En France, le fait qu’un bâtiment ou une œuvre soit situé sur la voie publique ne vous permet pas d’en publier des photos sans l’autorisation de l’auteur (voir De la liberté de panorama). Ce principe est soumis à des exceptions issues de la jurisprudence (et du bon sens) : tout va bien si l’œuvre en question occupe une part négligeable de la photo dont elle n’est pas le sujet principal. C’est l’exception dite de l’accessoire (voir De minimis non curat praetor). L’exception peut-elle être étendue aux photos où un bâtiment protégé figure en bonne place, mais en arrière-plan à un événement d’actualité se déroulant sur la voie publique ? Pensons par exemple à l’allocution d’un chef d’État devant la Pyramide du Louvre ou à une course dont l’arrivée se ferait devant la Grande Arche de La Défense.

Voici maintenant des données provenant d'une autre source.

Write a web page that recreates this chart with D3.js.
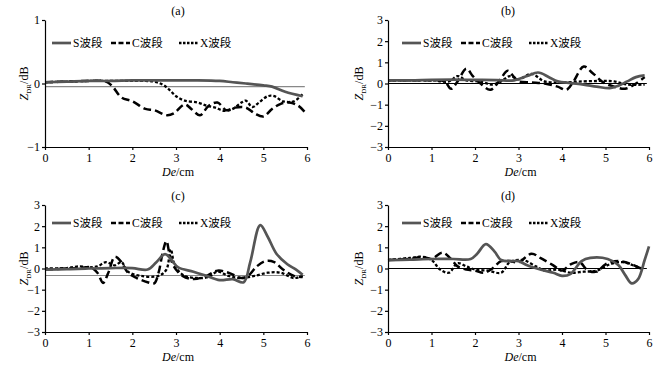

J’ai souvent recherché de la jurisprudence sur le sujet, sans guère de succès, avant de trouver celle-ci. En l’espèce, un photographe édite des cartes postales représentant l’inauguration d’un monument aux morts de la Première Guerre mondiale, sans demander l’autorisation du sculpteur auteur de l’œuvre. Il est condamné le 24 juillet 1924 par le Tribunal de commerce de Mirecourt (Imprimerie Champenoise c. Delhoy) :

En reproduisant en cartes postales le monument, il a commis une faute portant atteinte aux droits exclusifs de reproduction concédés par le sculpteur aux deux sociétés demanderesses qu’en effet, l’une des cartes a bien eu en vue la reproduction du monument qui est l’objet principal de cette carte et que l’intention de M. Delhoy [le photographe] est bien nette puisque la carte porte le nom ‘Le Monument’, indiquant ainsi la volonté de reproduire l’œuvre principalement.

Ici, les habitués de Wikimedia Commons reconnaîtront la ligne de défense « mais ma photo Stade_de_France.jpg représente le banc situé devant le Stade de France, le stade lui-même est accessoire ». Camarade admin Commons, tu peux donc désormais répondre « ha, ha, ha » en ayant la jurisprudence pour toi. Au passage, je me fie ici à André Bertrand dans Le Droit d’auteur et les droits voisins (1999, p. 659, note 3). Comme l’indique lui-même Me Bertrand, cette jurisprudence est souvent citée à tort, y compris par Henri Desbois en personne&nbsp,: le photographe a bel et bien été condamné.

Peut-on conclure de cette jurisprudence que si le monument n’avait pas été l’objet principal de la photo, il n’y aurait pas eu contrefaçon ? Au final, on n’est pas plus avancés.